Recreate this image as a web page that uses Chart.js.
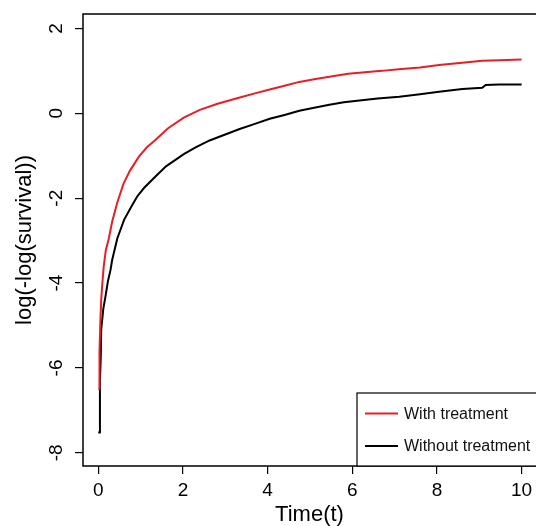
<!DOCTYPE html>
<html>
<head>
<meta charset="utf-8">
<script src="https://cdn.jsdelivr.net/npm/chart.js@4/dist/chart.umd.min.js"></script>
<style>
  html, body { margin: 0; padding: 0; background: #fff; }
  #wrap { width: 536px; height: 526px; }
</style>
</head>
<body>
<div id="wrap"><canvas id="chart" width="536" height="526"></canvas></div>
<script>
// values
var withTime = [0.0, 0.03, 0.03, 0.05, 0.07, 0.09, 0.13, 0.18, 0.25, 0.33, 0.45, 0.6, 0.75, 0.96, 1.15, 1.35, 1.65, 2.02, 2.4, 2.8, 3.3, 3.7, 4.05, 4.4, 4.75, 5.1, 5.46, 5.9, 6.3, 6.7, 7.1, 7.6, 8.05, 8.6, 9.07, 9.47, 10.0]
var withValue = [-6.49, -6.49, -5.6, -4.9, -4.4, -4.1, -3.6, -3.22, -2.95, -2.55, -2.1, -1.65, -1.35, -1.02, -0.8, -0.63, -0.35, -0.1, 0.08, 0.22, 0.36, 0.47, 0.56, 0.65, 0.74, 0.8, 0.86, 0.93, 0.97, 1.0, 1.04, 1.08, 1.14, 1.19, 1.24, 1.25, 1.27]

var withoutTime = [0.0, 0.04, 0.04, 0.06, 0.07, 0.12, 0.17, 0.23, 0.29, 0.33, 0.45, 0.61, 0.78, 0.92, 1.08, 1.31, 1.6, 2.02, 2.3, 2.63, 3.0, 3.34, 3.7, 4.05, 4.4, 4.75, 5.1, 5.46, 5.8, 6.17, 6.6, 7.11, 7.6, 8.05, 8.6, 9.07, 9.15, 9.47, 10.0]
var withoutValue = [-7.52, -7.52, -6.3, -5.73, -5.1, -4.6, -4.32, -3.95, -3.69, -3.45, -2.95, -2.51, -2.2, -1.96, -1.76, -1.53, -1.25, -0.96, -0.8, -0.64, -0.5, -0.37, -0.25, -0.13, -0.04, 0.06, 0.13, 0.2, 0.26, 0.3, 0.35, 0.39, 0.45, 0.51, 0.57, 0.6, 0.67, 0.68, 0.68]

var seriesLabels = ['With treatment', 'Without treatment']
var seriesColors = ['#ec1c24', '#000000']

var xTicks = [0, 2, 4, 6, 8, 10]
var yTicks = [-8, -6, -4, -2, 0, 2]
var xTitle = 'Time(t)'
var yTitle = 'log(-log(survival))'

var FONT = "'Liberation Sans', Arial, Helvetica, sans-serif"

function to_points(xs, ys) {
    return xs.map(function(x, i) {
        return {x: x, y: ys[i]}
    })
}

// R style box: left, top and bottom edges (right edge runs off the canvas)
var boxPlugin = {
    id: 'rbox',
    afterDatasetsDraw: function(chart) {
        var a = chart.chartArea
        var ctx = chart.ctx
        ctx.save()
        ctx.strokeStyle = '#000'
        ctx.lineWidth = 1.5
        ctx.beginPath()
        ctx.moveTo(a.right + 5, a.top)
        ctx.lineTo(a.left, a.top)
        ctx.lineTo(a.left, a.bottom)
        ctx.lineTo(a.right + 5, a.bottom)
        ctx.stroke()
        ctx.restore()
    }
}

// bottom right legend with a frame, like R's legend()
var legendPlugin = {
    id: 'rlegend',
    afterDraw: function(chart) {
        var a = chart.chartArea
        var ctx = chart.ctx
        var left = a.right - 179
        var top = a.bottom - 73
        ctx.save()
        ctx.fillStyle = '#fff'
        ctx.fillRect(left, top, a.right - left + 5, a.bottom - top)
        ctx.strokeStyle = '#000'
        ctx.lineWidth = 1.2
        ctx.strokeRect(left, top, a.right - left + 5, a.bottom - top)
        ctx.font = '16px ' + FONT
        ctx.textBaseline = 'middle'
        ctx.textAlign = 'left'
        var ds = chart.data.datasets
        for (var i = 0; i < ds.length; i++) {
            var y = top + 20.5 + i * 32.5
            ctx.strokeStyle = ds[i].borderColor
            ctx.lineWidth = 2
            ctx.beginPath()
            ctx.moveTo(left + 8, y)
            ctx.lineTo(left + 41, y)
            ctx.stroke()
            ctx.fillStyle = '#111'
            ctx.fillText(ds[i].label, left + 47, y + 1)
        }
        ctx.restore()
    }
}

var data = {
    datasets: [
        {
            label: seriesLabels[0],
            data: to_points(withTime, withValue),
            borderColor: seriesColors[0],
            backgroundColor: seriesColors[0],
            borderWidth: 2,
            showLine: true,
            pointRadius: 0,
            tension: 0
        },
        {
            label: seriesLabels[1],
            data: to_points(withoutTime, withoutValue),
            borderColor: seriesColors[1],
            backgroundColor: seriesColors[1],
            borderWidth: 2,
            showLine: true,
            pointRadius: 0,
            tension: 0
        }
    ]
}

new Chart(document.getElementById('chart'), {
    type: 'scatter',
    data: data,
    plugins: [boxPlugin, legendPlugin],
    options: {
        responsive: false,
        animation: false,
        layout: { padding: { top: 14, right: 0, left: 0, bottom: 0 } },
        plugins: {
            legend: { display: false },
            tooltip: { enabled: false }
        },
        scales: {
            x: {
                type: 'linear',
                min: -0.36,
                max: 10.34,
                afterBuildTicks: function(scale) {
                    scale.ticks = xTicks.map(function(v) { return {value: v} })
                },
                afterFit: function(scale) {
                    scale.height = 60
                    scale.paddingLeft = 0
                    scale.paddingRight = 0
                },
                border: { display: false },
                grid: { display: true, drawOnChartArea: false, drawTicks: true, tickLength: 8, color: '#000', lineWidth: 1.2 },
                ticks: {
                    color: '#000',
                    font: { size: 19, family: FONT },
                    padding: 5,
                    maxRotation: 0,
                    autoSkip: false
                },
                title: {
                    display: true,
                    text: xTitle,
                    color: '#000',
                    font: { size: 22, family: FONT },
                    padding: { top: 0, bottom: -2 }
                }
            },
            y: {
                type: 'linear',
                min: -8.31,
                max: 2.34,
                afterBuildTicks: function(scale) {
                    scale.ticks = yTicks.map(function(v) { return {value: v} })
                },
                afterFit: function(scale) {
                    scale.width = 83
                    scale.paddingTop = 0
                    scale.paddingBottom = 0
                },
                border: { display: false },
                grid: { display: true, drawOnChartArea: false, drawTicks: true, tickLength: 8, color: '#000', lineWidth: 1.2 },
                ticks: {
                    color: '#000',
                    font: { size: 19, family: FONT },
                    padding: 10,
                    minRotation: 90,
                    maxRotation: 90,
                    crossAlign: 'center',
                    autoSkip: false
                },
                title: {
                    display: true,
                    text: yTitle,
                    color: '#000',
                    font: { size: 22, family: FONT },
                    padding: { top: 12, bottom: 0 }
                }
            }
        }
    }
})
</script>
</body>
</html>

*Challenge*:
Every line above should be repeated exactly; pictures stay out of the copy.

*Reply to the task*:
Recreate this image as a web page that uses Chart.js.
<!DOCTYPE html>
<html>
<head>
<meta charset="utf-8">
<script src="https://cdn.jsdelivr.net/npm/chart.js@4/dist/chart.umd.min.js"></script>
<style>
  html, body { margin: 0; padding: 0; background: #fff; }
  #wrap { width: 536px; height: 526px; }
</style>
</head>
<body>
<div id="wrap"><canvas id="chart" width="536" height="526"></canvas></div>
<script>
// values
var withTime = [0.0, 0.03, 0.03, 0.05, 0.07, 0.09, 0.13, 0.18, 0.25, 0.33, 0.45, 0.6, 0.75, 0.96, 1.15, 1.35, 1.65, 2.02, 2.4, 2.8, 3.3, 3.7, 4.05, 4.4, 4.75, 5.1, 5.46, 5.9, 6.3, 6.7, 7.1, 7.6, 8.05, 8.6, 9.07, 9.47, 10.0]
var withValue = [-6.49, -6.49, -5.6, -4.9, -4.4, -4.1, -3.6, -3.22, -2.95, -2.55, -2.1, -1.65, -1.35, -1.02, -0.8, -0.63, -0.35, -0.1, 0.08, 0.22, 0.36, 0.47, 0.56, 0.65, 0.74, 0.8, 0.86, 0.93, 0.97, 1.0, 1.04, 1.08, 1.14, 1.19, 1.24, 1.25, 1.27]

var withoutTime = [0.0, 0.04, 0.04, 0.06, 0.07, 0.12, 0.17, 0.23, 0.29, 0.33, 0.45, 0.61, 0.78, 0.92, 1.08, 1.31, 1.6, 2.02, 2.3, 2.63, 3.0, 3.34, 3.7, 4.05, 4.4, 4.75, 5.1, 5.46, 5.8, 6.17, 6.6, 7.11, 7.6, 8.05, 8.6, 9.07, 9.15, 9.47, 10.0]
var withoutValue = [-7.52, -7.52, -6.3, -5.73, -5.1, -4.6, -4.32, -3.95, -3.69, -3.45, -2.95, -2.51, -2.2, -1.96, -1.76, -1.53, -1.25, -0.96, -0.8, -0.64, -0.5, -0.37, -0.25, -0.13, -0.04, 0.06, 0.13, 0.2, 0.26, 0.3, 0.35, 0.39, 0.45, 0.51, 0.57, 0.6, 0.67, 0.68, 0.68]

var seriesLabels = ['With treatment', 'Without treatment']
var seriesColors = ['#ec1c24', '#000000']

var xTicks = [0, 2, 4, 6, 8, 10]
var yTicks = [-8, -6, -4, -2, 0, 2]
var xTitle = 'Time(t)'
var yTitle = 'log(-log(survival))'

var FONT = "'Liberation Sans', Arial, Helvetica, sans-serif"

function to_points(xs, ys) {
    return xs.map(function(x, i) {
        return {x: x, y: ys[i]}
    })
}

// R style box: left, top and bottom edges (right edge runs off the canvas)
var boxPlugin = {
    id: 'rbox',
    afterDatasetsDraw: function(chart) {
        var a = chart.chartArea
        var ctx = chart.ctx
        ctx.save()
        ctx.strokeStyle = '#000'
        ctx.lineWidth = 1.5
        ctx.beginPath()
        ctx.moveTo(a.right + 5, a.top)
        ctx.lineTo(a.left, a.top)
        ctx.lineTo(a.left, a.bottom)
        ctx.lineTo(a.right + 5, a.bottom)
        ctx.stroke()
        ctx.restore()
    }
}

// bottom right legend with a frame, like R's legend()
var legendPlugin = {
    id: 'rlegend',
    afterDraw: function(chart) {
        var a = chart.chartArea
        var ctx = chart.ctx
        var left = a.right - 179
        var top = a.bottom - 73
        ctx.save()
        ctx.fillStyle = '#fff'
        ctx.fillRect(left, top, a.right - left + 5, a.bottom - top)
        ctx.strokeStyle = '#000'
        ctx.lineWidth = 1.2
        ctx.strokeRect(left, top, a.right - left + 5, a.bottom - top)
        ctx.font = '16px ' + FONT
        ctx.textBaseline = 'middle'
        ctx.textAlign = 'left'
        var ds = chart.data.datasets
        for (var i = 0; i < ds.length; i++) {
            var y = top + 20.5 + i * 32.5
            ctx.strokeStyle = ds[i].borderColor
            ctx.lineWidth = 2
            ctx.beginPath()
            ctx.moveTo(left + 8, y)
            ctx.lineTo(left + 41, y)
            ctx.stroke()
            ctx.fillStyle = '#111'
            ctx.fillText(ds[i].label, left + 47, y + 1)
        }
        ctx.restore()
    }
}

var data = {
    datasets: [
        {
            label: seriesLabels[0],
            data: to_points(withTime, withValue),
            borderColor: seriesColors[0],
            backgroundColor: seriesColors[0],
            borderWidth: 2,
            showLine: true,
            pointRadius: 0,
            tension: 0
        },
        {
            label: seriesLabels[1],
            data: to_points(withoutTime, withoutValue),
            borderColor: seriesColors[1],
            backgroundColor: seriesColors[1],
            borderWidth: 2,
            showLine: true,
            pointRadius: 0,
            tension: 0
        }
    ]
}

new Chart(document.getElementById('chart'), {
    type: 'scatter',
    data: data,
    plugins: [boxPlugin, legendPlugin],
    options: {
        responsive: false,
        animation: false,
        layout: { padding: { top: 14, right: 0, left: 0, bottom: 0 } },
        plugins: {
            legend: { display: false },
            tooltip: { enabled: false }
        },
        scales: {
            x: {
                type: 'linear',
                min: -0.36,
                max: 10.34,
                afterBuildTicks: function(scale) {
                    scale.ticks = xTicks.map(function(v) { return {value: v} })
                },
                afterFit: function(scale) {
                    scale.height = 60
                    scale.paddingLeft = 0
                    scale.paddingRight = 0
                },
                border: { display: false },
                grid: { display: true, drawOnChartArea: false, drawTicks: true, tickLength: 8, color: '#000', lineWidth: 1.2 },
                ticks: {
                    color: '#000',
                    font: { size: 19, family: FONT },
                    padding: 5,
                    maxRotation: 0,
                    autoSkip: false
                },
                title: {
                    display: true,
                    text: xTitle,
                    color: '#000',
                    font: { size: 22, family: FONT },
                    padding: { top: 0, bottom: -2 }
                }
            },
            y: {
                type: 'linear',
                min: -8.31,
                max: 2.34,
                afterBuildTicks: function(scale) {
                    scale.ticks = yTicks.map(function(v) { return {value: v} })
                },
                afterFit: function(scale) {
                    scale.width = 83
                    scale.paddingTop = 0
                    scale.paddingBottom = 0
                },
                border: { display: false },
                grid: { display: true, drawOnChartArea: false, drawTicks: true, tickLength: 8, color: '#000', lineWidth: 1.2 },
                ticks: {
                    color: '#000',
                    font: { size: 19, family: FONT },
                    padding: 10,
                    minRotation: 90,
                    maxRotation: 90,
                    crossAlign: 'center',
                    autoSkip: false
                },
                title: {
                    display: true,
                    text: yTitle,
                    color: '#000',
                    font: { size: 22, family: FONT },
                    padding: { top: 12, bottom: 0 }
                }
            }
        }
    }
})
</script>
</body>
</html>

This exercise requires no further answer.